Two years ago, my kids and I went on a vacation to Maine with friends.  We ended up at a swanky gourmet restaurant early one evening.  I had 3 young children and an infant to keep quiet and happy in a very small restaurant.  The restaurant was wonderful.  We had appetizers with edible, organic flowers on the plates and we tasted things we’d never dreamed of.  The sweet waiter brought each of my kids a flower to munch.  My kids loved it.  They happily talked about their flowers, laughed and tried to act very fancy.

The whole time, I kept trying to hush them.  "Quiet voices," I’d remind them with a smile.  Elbows off the table.  Shhhh.  I bounced the baby, kept my hand on Jack’s knee, kept eye contact with my girls.  Finally, my friend Sue looked at me and said "The people at the next table are 3 times louder than your kids.  Relax!".

I realized that I was so concerned about making sure my children were behaving well that I was denying them the right to enjoy this wonderful experience.  They didn’t have to act mute to be good!  They didn’t need higher standards than the half drunk businessmen at the next table who did indeed drown out my little kids’ happy chatter.

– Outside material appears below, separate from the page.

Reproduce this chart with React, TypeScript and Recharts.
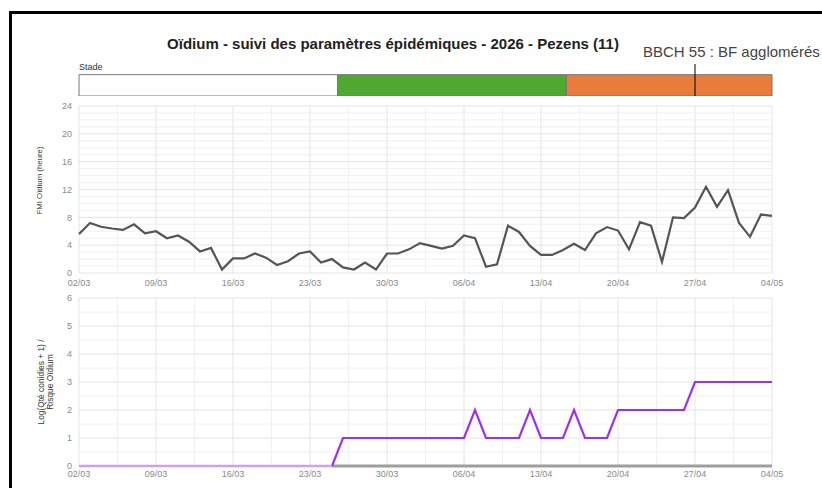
import React from "react"
import {
  ComposedChart,
  LineChart,
  Line,
  XAxis,
  YAxis,
  CartesianGrid,
  ReferenceLine,
  ReferenceArea,
} from "recharts"

const TITLE = "Oïdium - suivi des paramètres épidémiques - 2026 - Pezens (11)"

// jours du 02/03 au 04/05
const DATES = [
  "02/03", "03/03", "04/03", "05/03", "06/03", "07/03", "08/03", "09/03", "10/03", "11/03",
  "12/03", "13/03", "14/03", "15/03", "16/03", "17/03", "18/03", "19/03", "20/03", "21/03",
  "22/03", "23/03", "24/03", "25/03", "26/03", "27/03", "28/03", "29/03", "30/03", "31/03",
  "01/04", "02/04", "03/04", "04/04", "05/04", "06/04", "07/04", "08/04", "09/04", "10/04",
  "11/04", "12/04", "13/04", "14/04", "15/04", "16/04", "17/04", "18/04", "19/04", "20/04",
  "21/04", "22/04", "23/04", "24/04", "25/04", "26/04", "27/04", "28/04", "29/04", "30/04",
  "01/05", "02/05", "03/05", "04/05",
]

const TICK_LABELS = ["02/03", "09/03", "16/03", "23/03", "30/03", "06/04", "13/04", "20/04", "27/04", "04/05"]

// FMI Oïdium (heure)
const FMI = [
  5.6, 7.2, 6.65, 6.4, 6.2, 7.0, 5.7, 6.0, 5.0, 5.4,
  4.5, 3.1, 3.6, 0.5, 2.1, 2.1, 2.8, 2.2, 1.15, 1.7,
  2.8, 3.1, 1.5, 2.0, 0.8, 0.5, 1.5, 0.5, 2.8, 2.8,
  3.4, 4.3, 3.9, 3.5, 3.9, 5.4, 5.0, 0.9, 1.25, 6.8,
  5.9, 3.9, 2.6, 2.6, 3.3, 4.2, 3.3, 5.7, 6.6, 6.1,
  3.4, 7.3, 6.8, 1.6, 8.0, 7.9, 9.4, 12.4, 9.5, 11.9,
  7.2, 5.2, 8.4, 8.2,
]

// Log(Qté conidies + 1) / Risque Oïdium
const RISQUE = [
  0, 0, 0, 0, 0, 0, 0, 0, 0, 0,
  0, 0, 0, 0, 0, 0, 0, 0, 0, 0,
  0, 0, 0, 0, 1, 1, 1, 1, 1, 1,
  1, 1, 1, 1, 1, 1, 2, 1, 1, 1,
  1, 2, 1, 1, 1, 2, 1, 1, 1, 2,
  2, 2, 2, 2, 2, 2, 3, 3, 3, 3,
  3, 3, 3, 3,
]

// stades phénologiques (en jours depuis le 02/03)
const STAGE_START = [0, 23.5, 44.3]
const STAGE_END = [23.5, 44.3, 63]
const STAGE_COLORS = ["#ffffff", "#4fa82f", "#e87c3a"]

const BBCH_DAY = 56
const BBCH_LABEL = "BBCH 55 : BF agglomérés"

const LAST = DATES.length - 1
const firstRise = RISQUE.findIndex((v) => v > 0) - 1

const rows = DATES.map((date, i) => ({
  i,
  date,
  fmi: FMI[i],
  risque: i >= firstRise ? RISQUE[i] : null,
  zero: i <= firstRise ? 0 : null,
  base: i >= firstRise ? 0 : null,
}))

const MAJOR_X = TICK_LABELS.map((_, k) => k * 7)
const MINOR_X = TICK_LABELS.slice(1).map((_, k) => k * 7 + 3.5)
const TOP_TICKS = [0, 4, 8, 12, 16, 20, 24]
const TOP_MINOR = Array.from({ length: 24 }, (_, k) => k).filter((v) => v % 4 !== 0)
const BOT_TICKS = [0, 1, 2, 3, 4, 5, 6]
const BOT_MINOR = BOT_TICKS.slice(1).map((v) => v - 0.5)

const tickStyle = { fontSize: 9, fill: "#8a8a8a" }

function BbchLabel(props: any) {
  const { viewBox } = props
  return (
    <text x={viewBox.x - 52} y={viewBox.y - 7} fontSize={15} fill="#444">
      {BBCH_LABEL}
    </text>
  )
}

function RiskAxisLabel(props: any) {
  const { viewBox } = props
  const cx = viewBox.x + viewBox.width / 2
  const cy = viewBox.y + viewBox.height / 2
  return (
    <text transform={`rotate(-90 ${cx} ${cy})`} x={cx} y={cy} textAnchor="middle" fontSize={8.4} fill="#333">
      <tspan x={cx} dy={4.3}>Log(Qté conidies + 1) /</tspan>
      <tspan x={cx} dy={9.5}>Risque Oïdium</tspan>
    </text>
  )
}

export default function App() {
  return (
    <div
      style={{
        position: "absolute",
        left: 0,
        top: 0,
        width: 822,
        height: 488,
        overflow: "hidden",
        background: "#fff",
        fontFamily: "'Liberation Sans', Arial, sans-serif",
      }}
    >
      <div
        style={{
          position: "absolute",
          left: 9,
          top: 11,
          width: 900,
          height: 600,
          borderTop: "3px solid #000",
          borderLeft: "3px solid #000",
        }}
      />
      <div
        style={{
          position: "absolute",
          left: 0,
          top: 35,
          width: 786,
          textAlign: "center",
          fontWeight: "bold",
          fontSize: 15,
          color: "#222",
        }}
      >
        {TITLE}
      </div>
      <div style={{ position: "absolute", left: 79, top: 62, fontSize: 9, color: "#333" }}>Stade</div>

      <div style={{ position: "absolute", left: 0, top: 40 }}>
        <ComposedChart width={822} height={56} data={rows} margin={{ top: 24, right: 50, left: 79, bottom: 0 }}>
          <XAxis type="number" dataKey="i" domain={[0, LAST]} allowDataOverflow hide />
          <YAxis type="number" domain={[0, 1.5]} allowDataOverflow hide />
          {STAGE_START.map((s, k) => (
            <ReferenceArea
              key={k}
              x1={s}
              x2={STAGE_END[k]}
              y1={0}
              y2={1}
              fill={STAGE_COLORS[k]}
              fillOpacity={1}
              stroke="#777"
              strokeWidth={1}
            />
          ))}
          <ReferenceLine x={BBCH_DAY} stroke="#000" strokeWidth={1} label={<BbchLabel />} />
        </ComposedChart>
      </div>

      <div style={{ position: "absolute", left: 0, top: 100 }}>
        <LineChart width={822} height={195} data={rows} margin={{ top: 6, right: 50, left: 0, bottom: 2 }}>
          <CartesianGrid stroke="#e4e4e4" />
          {MINOR_X.map((v) => (
            <ReferenceLine key={"x" + v} x={v} stroke="#f0f0f0" />
          ))}
          {TOP_MINOR.map((v) => (
            <ReferenceLine key={"y" + v} y={v} stroke="#f0f0f0" />
          ))}
          <XAxis
            type="number"
            dataKey="i"
            domain={[0, LAST]}
            ticks={MAJOR_X}
            interval={0}
            tickFormatter={(v: number) => TICK_LABELS[v / 7]}
            axisLine={false}
            tickLine={false}
            tickSize={0}
            tickMargin={7}
            tick={tickStyle}
            height={20}
          />
          <YAxis
            type="number"
            domain={[0, 24]}
            ticks={TOP_TICKS}
            interval={0}
            axisLine={false}
            tickLine={false}
            tickSize={0}
            tickMargin={7}
            tick={tickStyle}
            width={79}
            label={{ value: "FMI Oïdium (heure)", angle: -90, position: "center", fontSize: 7.8, fill: "#333", dy: -9 }}
          />
          <Line
            type="linear"
            dataKey="fmi"
            stroke="#555"
            strokeWidth={2.2}
            dot={false}
            isAnimationActive={false}
          />
        </LineChart>
      </div>

      <div style={{ position: "absolute", left: 0, top: 290 }}>
        <LineChart width={822} height={198} data={rows} margin={{ top: 8, right: 50, left: 0, bottom: 2 }}>
          <CartesianGrid stroke="#e4e4e4" />
          {MINOR_X.map((v) => (
            <ReferenceLine key={"x" + v} x={v} stroke="#f0f0f0" />
          ))}
          {BOT_MINOR.map((v) => (
            <ReferenceLine key={"y" + v} y={v} stroke="#f0f0f0" />
          ))}
          <XAxis
            type="number"
            dataKey="i"
            domain={[0, LAST]}
            ticks={MAJOR_X}
            interval={0}
            tickFormatter={(v: number) => TICK_LABELS[v / 7]}
            axisLine={false}
            tickLine={false}
            tickSize={0}
            tickMargin={5}
            tick={tickStyle}
            height={20}
          />
          <YAxis
            type="number"
            domain={[0, 6]}
            ticks={BOT_TICKS}
            interval={0}
            axisLine={false}
            tickLine={false}
            tickSize={0}
            tickMargin={7}
            tick={tickStyle}
            width={79}
            label={<RiskAxisLabel />}
          />
          <Line type="linear" dataKey="base" stroke="#9e9e9e" strokeWidth={3} dot={false} isAnimationActive={false} />
          <Line type="linear" dataKey="risque" stroke="#9b30f2" strokeWidth={2.2} dot={false} isAnimationActive={false} />
          <Line type="linear" dataKey="zero" stroke="#cf9ff6" strokeWidth={2.4} dot={false} isAnimationActive={false} />
        </LineChart>
      </div>
    </div>
  )
}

Kids who are well loved tend to be well behaved, especially when we set good examples ourselves.  It’s great to have great kids, and even nicer when outsiders notice just how well we’ve done with them.  Let’s let go of that as a yardstick, though. 

We all have a responsibility to be considerate in public, whether we’re businessmen or 4 year-olds.  We all also have a right to enjoy ourselves.  And we all have a right to an occasional bad day.

When deciding the right way to bring up our children, there’s a whole lot to think about.  We want them to be kind…  Moral.  Curious.  Brave.  Creative.  Passionate.  Dependable.  Honest.  Strong.  Loving.  Resilient.  Self confident.  Happy.  We want the world to be a better place because they’re in it.  Impressing strangers with their table manners can be on the list, but let’s not put it quite at the top.